Bounded Load Consistent Hashing

Google’s approach: set a maximum load threshold per server. If the target server is over capacity, walk to the next server on the ring:

def get_node_bounded(self, key: str, max_load_factor: float = 1.25):
    """Route to the next server with capacity, not just the first."""
    hash_val = self._hash(key)
    idx = bisect_right(self.sorted_keys, hash_val)

    avg_load = self.total_keys / len(self.physical_nodes)
    max_load = avg_load * max_load_factor

    for i in range(len(self.sorted_keys)):
        pos = (idx + i) % len(self.sorted_keys)
        node = self.ring[self.sorted_keys[pos]]

        if self.node_loads[node] < max_load:
            self.node_loads[node] += 1
            return node

    # Fallback: all nodes at capacity, use the original target
    return self.ring[self.sorted_keys[idx % len(self.sorted_keys)]]

This guarantees no server gets more than 1.25x the average load, at the cost of slightly more key movement during rebalancing.

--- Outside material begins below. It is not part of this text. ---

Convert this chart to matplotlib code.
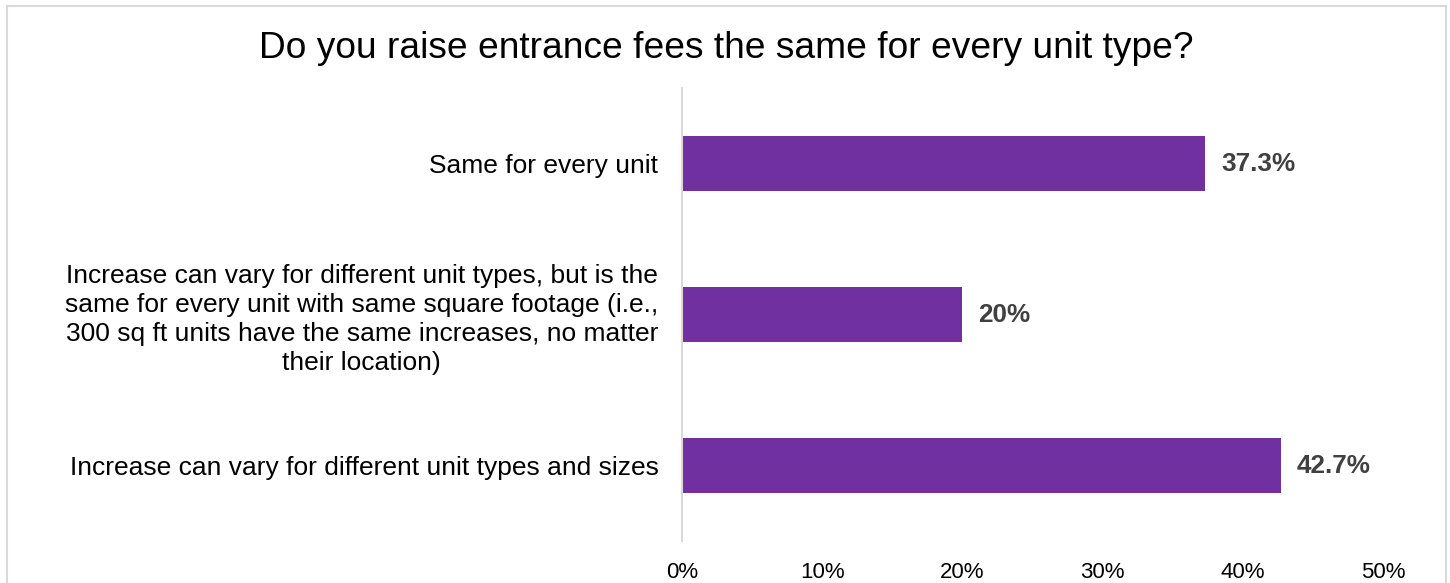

Performance Characteristics

Operation	Time Complexity	Notes
Lookup key	O(log V×N)	Binary search on sorted ring (V=vnodes, N=nodes)
Add node	O(V log V×N)	Insert V vnode positions + re-sort
Remove node	O(V log V×N)	Remove V positions
Keys moved on add	O(K/N)	K=total keys, N=total nodes
Keys moved on remove	O(K/N)	Same — minimal disruption
Memory	O(V×N)	Ring stores V positions per node

For a cluster of 100 servers with 150 vnodes each, the ring has 15,000 entries. A binary search over 15,000 entries is ~14 comparisons — essentially instant.

When to Use Consistent Hashing

Scenario	Use consistent hashing?
Distributed cache (Memcached, Redis)	Yes — minimizes cache invalidation on scaling
Database sharding	Yes — Cassandra, DynamoDB, CockroachDB all use it
Load balancing (sticky sessions)	Yes — route same user to same backend
CDN edge routing	Yes — map content to nearest edge node
Single database, no sharding	No — just use primary key indexing
Static cluster, never changes	No — simple modular hash is fine

Summary

Consistent hashing is the foundational algorithm behind distributed data systems:

The ring maps keys and servers to the same hash space — keys walk clockwise to find their server
Minimal movement: adding/removing a server only remaps ~1/N keys instead of ~100%
Virtual nodes fix load imbalance by giving each server 100-200 positions on the ring
Replication walks the ring to find N distinct physical servers (rack-aware for fault tolerance)
Production systems like DynamoDB, Cassandra, and Redis Cluster all build on this primitive

The algorithm is simple — a hash function, a sorted array, and a binary search. But it’s the reason your distributed cache doesn’t collapse every time you add a server.